|Headquarters||Mountain View, California, United States|
Number of employees
Gigya offers a customer identity management platform for businesses which includes products for customized registration, social login, Identity and Access Management (IAM), profile storage, and integrations with third-party marketing and services platforms.
Clients and investors
Gigya lists more than 700 clients and is on pace to process more than 1 billion registrations and logins in 2014. The company's technology is used by eight of the ten largest media corporations in the U.S., and clients include Fox, Forbes and Verizon.
As of November 2014 Gigya has raised $104M from Intel Capital, Benchmark Capital, Mayfield Fund, First Round Capital, Advance Publications (parent company of Condé Nast), DAG Ventures, Common Fund Capital, Vintage Investment Partners, and Greenspring Associates. Software maker Adobe Systems is also an investor.
Gigya provides a Customer Identity Management Platform that businesses can use to identify their customers using both traditional and social registration, consolidate and manage cross-channel customer data, and customize user experiences through integrations with over 50 marketing and service applications.
In December 2012, the company launched SocialPrivacy Certification in collaboration with the Future of Privacy Forum and other privacy organizations. To become eligible for the program, businesses that use social login must be audited by Gigya to determine that they abide by a set of social data collection and usage practices.

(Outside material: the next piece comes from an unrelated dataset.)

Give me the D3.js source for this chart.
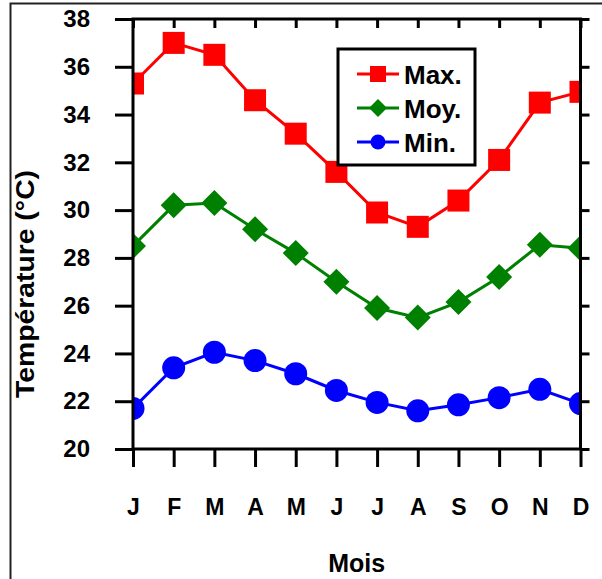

If accepted to the program, those businesses can display a consumer-facing seal to demonstrate their certification to consumers.
2014 hacking incident
On 27 November 2014, the Syrian Electronic Army hijacked the gigya.com domain by changing it's DNS configuration at the domain registrar. This allowed them to hack into many of Gigya's customer sites like Forbes, Telegraph, NBC, OK Magazine and others. Shortly after the incident, the CEO of Gigya, Patrick Salyer confirmed the news officially on Gigya's blog stating that no data was compromised, and that the issue had been resolved within an hour of Gigya identifying the issue. The next day, on 28 November 2014, the Syrian Electronic Army issued a statement taking responsibility for the attack.